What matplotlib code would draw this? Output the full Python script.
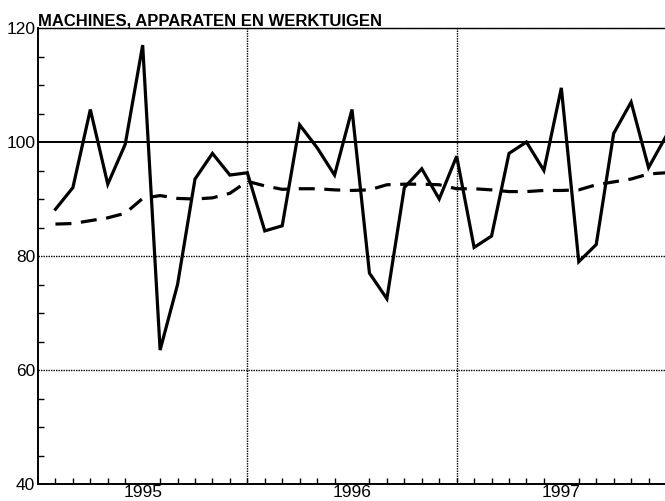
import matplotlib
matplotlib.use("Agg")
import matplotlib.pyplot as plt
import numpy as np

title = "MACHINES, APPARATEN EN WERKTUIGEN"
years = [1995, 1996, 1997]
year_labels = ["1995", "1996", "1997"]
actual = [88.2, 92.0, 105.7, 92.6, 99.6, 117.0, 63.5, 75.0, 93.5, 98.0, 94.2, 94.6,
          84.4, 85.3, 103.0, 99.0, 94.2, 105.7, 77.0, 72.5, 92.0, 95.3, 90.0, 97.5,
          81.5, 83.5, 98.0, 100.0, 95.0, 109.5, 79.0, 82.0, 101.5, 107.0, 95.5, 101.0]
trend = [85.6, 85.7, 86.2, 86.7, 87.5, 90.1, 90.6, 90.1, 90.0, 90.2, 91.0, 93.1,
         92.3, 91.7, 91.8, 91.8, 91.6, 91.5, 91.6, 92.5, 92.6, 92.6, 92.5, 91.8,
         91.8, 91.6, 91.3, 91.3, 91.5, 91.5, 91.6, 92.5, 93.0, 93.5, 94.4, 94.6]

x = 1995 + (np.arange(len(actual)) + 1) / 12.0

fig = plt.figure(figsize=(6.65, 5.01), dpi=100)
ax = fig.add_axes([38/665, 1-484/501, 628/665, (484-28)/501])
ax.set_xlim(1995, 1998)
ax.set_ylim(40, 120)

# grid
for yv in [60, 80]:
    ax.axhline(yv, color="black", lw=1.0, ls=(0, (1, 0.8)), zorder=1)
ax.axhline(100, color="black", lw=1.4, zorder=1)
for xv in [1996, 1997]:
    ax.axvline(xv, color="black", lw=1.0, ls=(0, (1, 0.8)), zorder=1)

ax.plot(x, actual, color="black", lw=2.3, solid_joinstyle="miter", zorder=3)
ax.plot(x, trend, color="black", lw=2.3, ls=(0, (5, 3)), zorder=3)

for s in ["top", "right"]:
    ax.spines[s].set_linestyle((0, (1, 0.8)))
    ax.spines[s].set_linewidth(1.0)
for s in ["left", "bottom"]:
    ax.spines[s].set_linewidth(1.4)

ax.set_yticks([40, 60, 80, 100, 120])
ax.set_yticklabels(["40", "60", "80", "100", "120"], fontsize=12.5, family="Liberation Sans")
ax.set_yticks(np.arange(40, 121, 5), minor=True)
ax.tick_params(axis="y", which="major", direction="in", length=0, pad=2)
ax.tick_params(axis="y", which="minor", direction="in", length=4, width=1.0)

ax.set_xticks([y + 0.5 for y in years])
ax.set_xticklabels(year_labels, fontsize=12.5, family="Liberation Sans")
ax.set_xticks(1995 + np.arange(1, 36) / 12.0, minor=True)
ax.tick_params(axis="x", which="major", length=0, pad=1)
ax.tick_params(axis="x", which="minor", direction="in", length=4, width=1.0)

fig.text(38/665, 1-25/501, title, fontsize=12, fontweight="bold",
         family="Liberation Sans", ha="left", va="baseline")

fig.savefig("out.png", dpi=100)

====

Reproduce the data verbatim. Do not carry any picture into the copy.

What matplotlib code would draw this? Output the full Python script.
import matplotlib
matplotlib.use("Agg")
import matplotlib.pyplot as plt
import numpy as np

title = "MACHINES, APPARATEN EN WERKTUIGEN"
years = [1995, 1996, 1997]
year_labels = ["1995", "1996", "1997"]
actual = [88.2, 92.0, 105.7, 92.6, 99.6, 117.0, 63.5, 75.0, 93.5, 98.0, 94.2, 94.6,
          84.4, 85.3, 103.0, 99.0, 94.2, 105.7, 77.0, 72.5, 92.0, 95.3, 90.0, 97.5,
          81.5, 83.5, 98.0, 100.0, 95.0, 109.5, 79.0, 82.0, 101.5, 107.0, 95.5, 101.0]
trend = [85.6, 85.7, 86.2, 86.7, 87.5, 90.1, 90.6, 90.1, 90.0, 90.2, 91.0, 93.1,
         92.3, 91.7, 91.8, 91.8, 91.6, 91.5, 91.6, 92.5, 92.6, 92.6, 92.5, 91.8,
         91.8, 91.6, 91.3, 91.3, 91.5, 91.5, 91.6, 92.5, 93.0, 93.5, 94.4, 94.6]

x = 1995 + (np.arange(len(actual)) + 1) / 12.0

fig = plt.figure(figsize=(6.65, 5.01), dpi=100)
ax = fig.add_axes([38/665, 1-484/501, 628/665, (484-28)/501])
ax.set_xlim(1995, 1998)
ax.set_ylim(40, 120)

# grid
for yv in [60, 80]:
    ax.axhline(yv, color="black", lw=1.0, ls=(0, (1, 0.8)), zorder=1)
ax.axhline(100, color="black", lw=1.4, zorder=1)
for xv in [1996, 1997]:
    ax.axvline(xv, color="black", lw=1.0, ls=(0, (1, 0.8)), zorder=1)

ax.plot(x, actual, color="black", lw=2.3, solid_joinstyle="miter", zorder=3)
ax.plot(x, trend, color="black", lw=2.3, ls=(0, (5, 3)), zorder=3)

for s in ["top", "right"]:
    ax.spines[s].set_linestyle((0, (1, 0.8)))
    ax.spines[s].set_linewidth(1.0)
for s in ["left", "bottom"]:
    ax.spines[s].set_linewidth(1.4)

ax.set_yticks([40, 60, 80, 100, 120])
ax.set_yticklabels(["40", "60", "80", "100", "120"], fontsize=12.5, family="Liberation Sans")
ax.set_yticks(np.arange(40, 121, 5), minor=True)
ax.tick_params(axis="y", which="major", direction="in", length=0, pad=2)
ax.tick_params(axis="y", which="minor", direction="in", length=4, width=1.0)

ax.set_xticks([y + 0.5 for y in years])
ax.set_xticklabels(year_labels, fontsize=12.5, family="Liberation Sans")
ax.set_xticks(1995 + np.arange(1, 36) / 12.0, minor=True)
ax.tick_params(axis="x", which="major", length=0, pad=1)
ax.tick_params(axis="x", which="minor", direction="in", length=4, width=1.0)

fig.text(38/665, 1-25/501, title, fontsize=12, fontweight="bold",
         family="Liberation Sans", ha="left", va="baseline")

fig.savefig("out.png", dpi=100)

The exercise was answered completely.